> Requirements: Quote every line of the data below as it stands, omitting pictures.
____
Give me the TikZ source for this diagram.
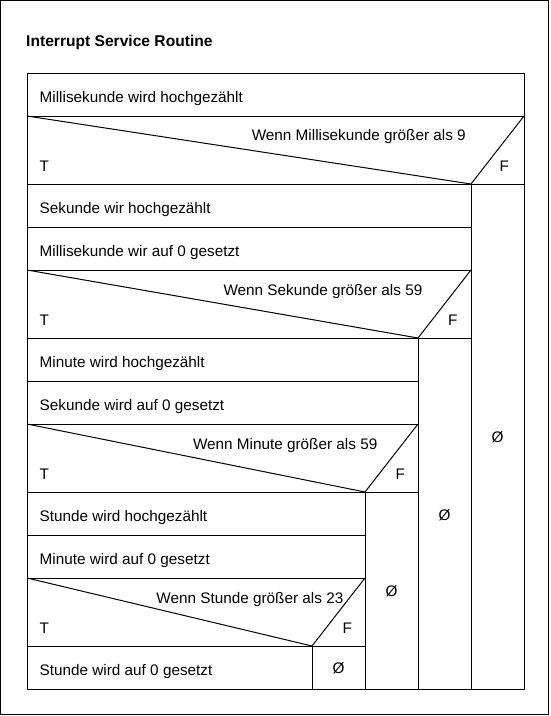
\documentclass[tikz,border=0pt]{standalone}
\usepackage{fontspec}
\setmainfont{Liberation Sans}
\begin{document}
\begin{tikzpicture}[x=1pt,y=-1pt,
  nsline/.style={line width=1pt,black},
  rowtext/.style={anchor=base west,inner sep=0pt,font=\fontsize{15.3}{18}\selectfont},
  condtext/.style={anchor=base east,inner sep=0pt,font=\fontsize{15.3}{18}\selectfont},
  emptytext/.style={anchor=center,inner sep=0pt,font=\fontsize{15.3}{18}\selectfont},
  titletext/.style={anchor=base west,inner sep=0pt,font=\fontsize{15.6}{18}\selectfont\bfseries}]
\useasboundingbox (0,0) rectangle (551,716);
\fill[white] (0,0) rectangle (551,716);
\draw[nsline] (0.5,0.5) rectangle (548.5,714.5);
\node[titletext] (title) at (26,46.5) {Interrupt Service Routine};
% outer box
\draw[nsline] (27,73) rectangle (524,689);
% row 1
\draw[nsline] (27,116) -- (524,116);
\node[rowtext] (r1) at (39.5,102.5) {Millisekunde wird hochgezählt};
% condition 1
\draw[nsline] (27,116) -- (471,184) -- (524,116);
\draw[nsline] (27,184) -- (524,184);
\draw[nsline] (471,184) -- (471,689);
\node[condtext] (c1) at (466,140.5) {Wenn Millisekunde größer als 9};
\node[rowtext] (t1) at (39.5,171) {T};
\node[rowtext] (f1) at (499.5,171) {F};
\node[emptytext] (e1) at (497.5,437) {Ø};
% rows
\node[rowtext] (r2) at (39.5,213.5) {Sekunde wir hochgezählt};
\draw[nsline] (27,227) -- (471,227);
\node[rowtext] (r3) at (39.5,256.5) {Millisekunde wir auf 0 gesetzt};
\draw[nsline] (27,270) -- (471,270);
% condition 2
\draw[nsline] (27,270) -- (418,338) -- (471,270);
\draw[nsline] (27,338) -- (471,338);
\draw[nsline] (418,338) -- (418,689);
\node[condtext] (c2) at (422.5,295) {Wenn Sekunde größer als 59};
\node[rowtext] (t2) at (39.5,325) {T};
\node[rowtext] (f2) at (448,325) {F};
\node[emptytext] (e2) at (444.5,515) {Ø};
% rows
\node[rowtext] (r4) at (39.5,367.5) {Minute wird hochgezählt};
\draw[nsline] (27,381) -- (418,381);
\node[rowtext] (r5) at (39.5,410.5) {Sekunde wird auf 0 gesetzt};
\draw[nsline] (27,424) -- (418,424);
% condition 3
\draw[nsline] (27,424) -- (365,492) -- (418,424);
\draw[nsline] (27,492) -- (418,492);
\draw[nsline] (365,492) -- (365,689);
\node[condtext] (c3) at (377.5,449) {Wenn Minute größer als 59};
\node[rowtext] (t3) at (39.5,479) {T};
\node[rowtext] (f3) at (395.5,479) {F};
\node[emptytext] (e3) at (391.5,591) {Ø};
% rows
\node[rowtext] (r6) at (39.5,521.5) {Stunde wird hochgezählt};
\draw[nsline] (27,535) -- (365,535);
\node[rowtext] (r7) at (39.5,564.5) {Minute wird auf 0 gesetzt};
\draw[nsline] (27,578) -- (365,578);
% condition 4
\draw[nsline] (27,578) -- (312,646) -- (365,578);
\draw[nsline] (27,646) -- (365,646);
\draw[nsline] (312,646) -- (312,689);
\node[condtext] (c4) at (343.5,603) {Wenn Stunde größer als 23};
\node[rowtext] (t4) at (39.5,633) {T};
\node[rowtext] (f4) at (342.5,633) {F};
\node[rowtext] (r8) at (39.5,675.5) {Stunde wird auf 0 gesetzt};
\node[emptytext] (e4) at (338.5,668) {Ø};
\end{tikzpicture}
\end{document}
____
> Response:
Give me the TikZ source for this diagram.
\documentclass[tikz,border=0pt]{standalone}
\usepackage{fontspec}
\setmainfont{Liberation Sans}
\begin{document}
\begin{tikzpicture}[x=1pt,y=-1pt,
  nsline/.style={line width=1pt,black},
  rowtext/.style={anchor=base west,inner sep=0pt,font=\fontsize{15.3}{18}\selectfont},
  condtext/.style={anchor=base east,inner sep=0pt,font=\fontsize{15.3}{18}\selectfont},
  emptytext/.style={anchor=center,inner sep=0pt,font=\fontsize{15.3}{18}\selectfont},
  titletext/.style={anchor=base west,inner sep=0pt,font=\fontsize{15.6}{18}\selectfont\bfseries}]
\useasboundingbox (0,0) rectangle (551,716);
\fill[white] (0,0) rectangle (551,716);
\draw[nsline] (0.5,0.5) rectangle (548.5,714.5);
\node[titletext] (title) at (26,46.5) {Interrupt Service Routine};
% outer box
\draw[nsline] (27,73) rectangle (524,689);
% row 1
\draw[nsline] (27,116) -- (524,116);
\node[rowtext] (r1) at (39.5,102.5) {Millisekunde wird hochgezählt};
% condition 1
\draw[nsline] (27,116) -- (471,184) -- (524,116);
\draw[nsline] (27,184) -- (524,184);
\draw[nsline] (471,184) -- (471,689);
\node[condtext] (c1) at (466,140.5) {Wenn Millisekunde größer als 9};
\node[rowtext] (t1) at (39.5,171) {T};
\node[rowtext] (f1) at (499.5,171) {F};
\node[emptytext] (e1) at (497.5,437) {Ø};
% rows
\node[rowtext] (r2) at (39.5,213.5) {Sekunde wir hochgezählt};
\draw[nsline] (27,227) -- (471,227);
\node[rowtext] (r3) at (39.5,256.5) {Millisekunde wir auf 0 gesetzt};
\draw[nsline] (27,270) -- (471,270);
% condition 2
\draw[nsline] (27,270) -- (418,338) -- (471,270);
\draw[nsline] (27,338) -- (471,338);
\draw[nsline] (418,338) -- (418,689);
\node[condtext] (c2) at (422.5,295) {Wenn Sekunde größer als 59};
\node[rowtext] (t2) at (39.5,325) {T};
\node[rowtext] (f2) at (448,325) {F};
\node[emptytext] (e2) at (444.5,515) {Ø};
% rows
\node[rowtext] (r4) at (39.5,367.5) {Minute wird hochgezählt};
\draw[nsline] (27,381) -- (418,381);
\node[rowtext] (r5) at (39.5,410.5) {Sekunde wird auf 0 gesetzt};
\draw[nsline] (27,424) -- (418,424);
% condition 3
\draw[nsline] (27,424) -- (365,492) -- (418,424);
\draw[nsline] (27,492) -- (418,492);
\draw[nsline] (365,492) -- (365,689);
\node[condtext] (c3) at (377.5,449) {Wenn Minute größer als 59};
\node[rowtext] (t3) at (39.5,479) {T};
\node[rowtext] (f3) at (395.5,479) {F};
\node[emptytext] (e3) at (391.5,591) {Ø};
% rows
\node[rowtext] (r6) at (39.5,521.5) {Stunde wird hochgezählt};
\draw[nsline] (27,535) -- (365,535);
\node[rowtext] (r7) at (39.5,564.5) {Minute wird auf 0 gesetzt};
\draw[nsline] (27,578) -- (365,578);
% condition 4
\draw[nsline] (27,578) -- (312,646) -- (365,578);
\draw[nsline] (27,646) -- (365,646);
\draw[nsline] (312,646) -- (312,689);
\node[condtext] (c4) at (343.5,603) {Wenn Stunde größer als 23};
\node[rowtext] (t4) at (39.5,633) {T};
\node[rowtext] (f4) at (342.5,633) {F};
\node[rowtext] (r8) at (39.5,675.5) {Stunde wird auf 0 gesetzt};
\node[emptytext] (e4) at (338.5,668) {Ø};
\end{tikzpicture}
\end{document}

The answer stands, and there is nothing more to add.